A player’s responsibility: SBA’s tips on succeeding as a ball player


How does a player get better?  Lessons, the latest gear, move to a supposedly better team or organization? Those might be good ideas but the bulk of the answer comes from a player’s responsiblity to him or her self.  In chapter 8 of the book “The Mental Game of Baseball” the focus is on personal responsibility.  

In this day and age a lot of parents step in and “hover” over their children and their choices…these are known as helicopter parents.  They do everything for their kids in a hope of furthering their abilities and giving the young ball player his best chance at succeeding. At one point, the young ball player needs to step up and take charge of his own responsibilities and supply his own motivation and set his own goals if he is going to take his career to the highest level his body and mind will allow him.  WITHOUT THIS INNER DRIVE IT WILL BE HARD TO COMPETE AT THE HIGHER LEVELS.

-Our responsibility begins with the willingness to acknowledge who we are and what we are and what we want to become.   A player must realize that his/ her good skills need continued refinement to make the jump for the next season.  Secondly, a player must look at the other parts of his game that need reconstruction: hitting to the opposite field, bunting, strength training, losing weight, building muscle or reading books about baseball to gain knowledge about the game to build overall awareness.  Those are just a few examples.

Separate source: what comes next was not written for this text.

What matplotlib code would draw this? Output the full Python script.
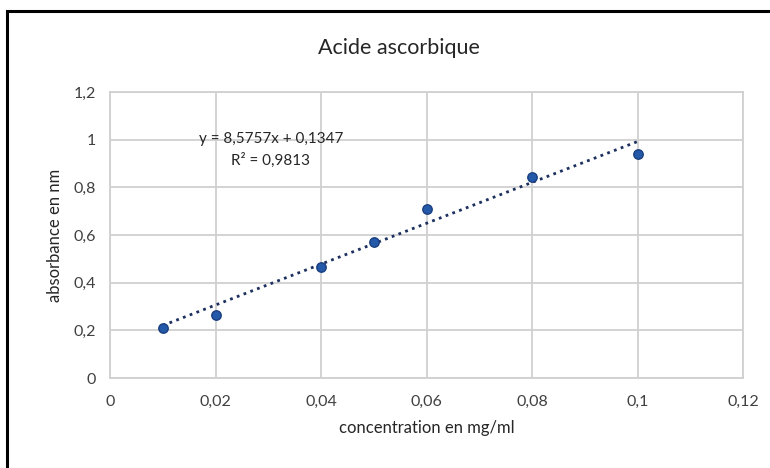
import numpy as np
import matplotlib.pyplot as plt
from matplotlib.patches import Rectangle

# data
concentration = [0.01, 0.02, 0.04, 0.05, 0.06, 0.08, 0.1]
absorbance = [0.21, 0.265, 0.467, 0.571, 0.709, 0.845, 0.939]

# linear trendline as given on the chart
slope = 8.5757
intercept = 0.1347
r2 = 0.9813

x_ticks = [0, 0.02, 0.04, 0.06, 0.08, 0.1, 0.12]
y_ticks = [0, 0.2, 0.4, 0.6, 0.8, 1.0, 1.2]

plt.rcParams['font.family'] = ['Lato', 'DejaVu Sans']

fig = plt.figure(figsize=(7.7, 4.68), dpi=100)
ax = fig.add_axes([0.1429, 0.1923, 0.8221, 0.6111])

grid_col = '#d0d0d0'

# trendline
xt = np.array([min(concentration), max(concentration)])
ax.plot(xt, slope * xt + intercept, linestyle=(0, (1, 1.6)), color='#1c2f5e',
        linewidth=2.0, zorder=2)

ax.scatter(concentration, absorbance, s=46, color='#2458a8', edgecolor='#1a3f80',
           linewidth=1.0, zorder=3)

ax.set_xlim(0, 0.12)
ax.set_ylim(0, 1.2)
ax.set_xticks(x_ticks)
ax.set_yticks(y_ticks)

def fr(v):
    s = ('%.2f' % v).rstrip('0').rstrip('.')
    return s.replace('.', ',')

ax.set_xticklabels([fr(v) for v in x_ticks], fontsize=11.5, color='#404040')
ax.set_yticklabels([fr(v) for v in y_ticks], fontsize=11.5, color='#404040')
ax.tick_params(length=0, pad=12)
ax.tick_params(axis='y', pad=10)

ax.grid(True, color=grid_col, linewidth=1.3)
ax.set_axisbelow(True)
for sp in ax.spines.values():
    sp.set_color(grid_col)
    sp.set_linewidth(1.3)

ax.set_xlabel('concentration en mg/ml', fontsize=12, color='#262626', labelpad=8)
ax.set_ylabel('absorbance en nm', fontsize=12, color='#262626', labelpad=8)

fig.text(0.518, 0.898, 'Acide ascorbique', ha='center', va='center',
         fontsize=15.5, color='#262626')

eq = 'y = %sx + %s\nR² = %s' % (str(slope).replace('.', ','),
                                str(intercept).replace('.', ','),
                                str(r2).replace('.', ','))
ax.text(0.0305, 0.957, eq, ha='center', va='center', fontsize=11,
        color='#262626', linespacing=1.55, transform=ax.transData)

# outer frame of the chart
fig.patches.append(Rectangle((0.009, -0.05), 1.2, 1.026, transform=fig.transFigure,
                             fill=False, edgecolor='black', linewidth=2.2))

fig.savefig('out.png', dpi=100)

-The Best performers separate themselves from others by knowing it, accepting it AND liking it.  A player must be confident in what he does and doesn’t know.  Once a player accepts responsibility for everything,  the growth as a person and in this case baseball skills can flourish.  Taking responsibility for successes and failures must be equal.  To quote  former Mariner Bill Caudill ” My shoes aren’t so big that I can go out and, just because of who I am, get people out.”  Baseball is a game filled with failures and those who can accept this and move on and focus on their successes will in the long run become better ball players.

How a player Accepts Responsibility:

1. Player knows he is in control of his own fate

2. Player recognizes choices

3. Player learns from mistakes

4. Player feels in charge

5. Player feels enthusiastic and aware of personal power

6. Player “wants to, is free to, loves to” approach activity and pressure

7. Player feels he has caused his own success, which reinforces confidence in future successes.


How a player Rejects Responsibility

1. Player is controlled by luck, fate, or the breaks of life or the game.

2. Player doesn’t recognize available choices

3. Player doesn’t learn from mistakes

4. Player feels threatened

5. Player feels pressure, frustration, resentment

6. Player feels ” I have to, I should; I must” get things done to satisfy “others” and not themselves

7. Player uses excuses as a defense against failure.


Some Common Reasons for Rejecting Responsibility

1. To immediately reduce or avoid the pain after a mistake or poor performance

2. To protect self image

3. To protect reputation

4. To get sympathy and/or attention (poor guy; it wasn’t all his fault)

5. To maintain a sense of superiority (I’m too good to make a mistake like that)

Everyone is imperfect, we’ve got to learn to live with our failures; to accept the fact that some of our attempts to succeed will become either failures or successes. Understanding this concept will lead to personal responsibility and growth both on and off the field.